- O Estado de S. Paulo
A "nova política" de Marina Silva é uma negação. Ela se afirma por oposição lógica à "velha política", negando características estruturais e conjunturais do sistema político brasileiro. Mais do que na verbalização clara do conteúdo dessa "nova política", é no simbolismo da imagem negadora do status quo que Marina constrói sua imagem e se fortalece na disputa contra rivais dotados de recursos materiais mais robustos. Todavia, é na falta de substância - ou de uma positivação - de sua proposta que residem suas fragilidades.
A negação estrutural se dirige contra o presidencialismo de coalizão. Ao afirmar que governará com os melhores, independentemente das agremiações em que estejam e permitindo-se até listar nomes, Marina nega de uma só vez os partidos (substituídos por pessoas), as coalizões (substituídas por apoios difusos) e a classe política profissional (substituída pelos "melhores"). Numa síntese notável, diz: "O problema é que essas pessoas estão no banco de reservas, e as pessoas que foram às ruas em junho de 2013 vão escalar uma nova seleção".
Há, porém, um segundo problema derivado do primeiro. Se os "melhores" estão no banco de reservas, é porque não foram eleitos. E, se não forem eleitos, não poderão apoiar as iniciativas governamentais no Congresso.
Hoje, partidos de adesão como PMDB, PP, PSD, PR, PTB, SDD e PROS perfazem 56% da Câmara e pouco mais de 50% do Senado. O maior deles, o PMDB, é uma agremiação que escolhe para seus líderes no Legislativo personagens como Renan Calheiros, José Sarney e Eduardo Cunha. Figuras elencadas por Marina entre os "melhores", como Pedro Simon, são francamente minoritárias - tanto que não conseguem eleger outros "melhores" para liderarem-nos. A situação não é melhor no PR de Valdemar Costa Neto e no PTB de Roberto Jefferson. Haverá na próxima legislatura uma proliferação de "melhores" no Congresso, elegendo-se uma maioria afeita ao perfil de aliado buscado pela candidata? Improvável.
Uma opção pode ser a de não construir uma coalizão no Congresso, tornando-se um governo minoritário e negociando pontualmente com partidos e políticos, mesmo não sendo os "melhores". Não é o caso de comparar Marina a Collor e Jânio, como fez o PT em sua propaganda. Tal comparação é injusta, pois a trajetória política da candidata é muito distinta da seguida por aqueles. Mais correto seria compará-la com Luiza Erundina, que hoje coordena sua campanha.

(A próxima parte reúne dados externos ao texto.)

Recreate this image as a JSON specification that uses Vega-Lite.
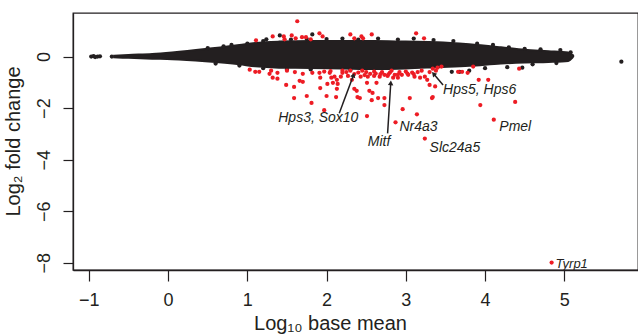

Ao se eleger prefeita de São Paulo, em 1988, Erundina foi questionada sobre a formação de uma coalizão. Respondeu: "Não, isso não está em cogitação, embora a gente pretenda convidar outras forças, que possam colaborar conosco, mas não em termos de uma coalizão e compromissos mais formais". Quase seis anos depois, encerrado seu mandato, declarou: "Meu maior erro na Prefeitura foi não ter composto uma coalizão logo no primeiro dia de governo". As imensas dificuldades enfrentadas por Erundina na relação com a Câmara Municipal fizeram-na mudar de ideia.
PT, PSDB e a polarização por eles constituída encarnam conjunturalmente o status quo negado pela "nova política". Nos últimos 20 anos, construíram coalizões ao estilo tradicional: cedendo cargos, liberando verbas, promovendo as trocas de partidos e compondo com os "piores" de adesão, que eram a maioria disponível. E deverão continuar sendo, acrescidos ainda de PT, PSDB e seus próprios "piores".
Como então fazer uma "nova política" com velhos políticos? Atropelar o Congresso, como fez o presidente equatoriano Rafael Correa em seu primeiro mandato, não parece ser a opção de Marina, líder de estilo diferente do agressivo bolivarianismo de Correa, Chávez e Morales, dados ao atropelo da institucionalidade que estiver no caminho.
Já ficou claro o que a "nova política" não seria. Falta dizer positivamente - e de forma crível - o que será.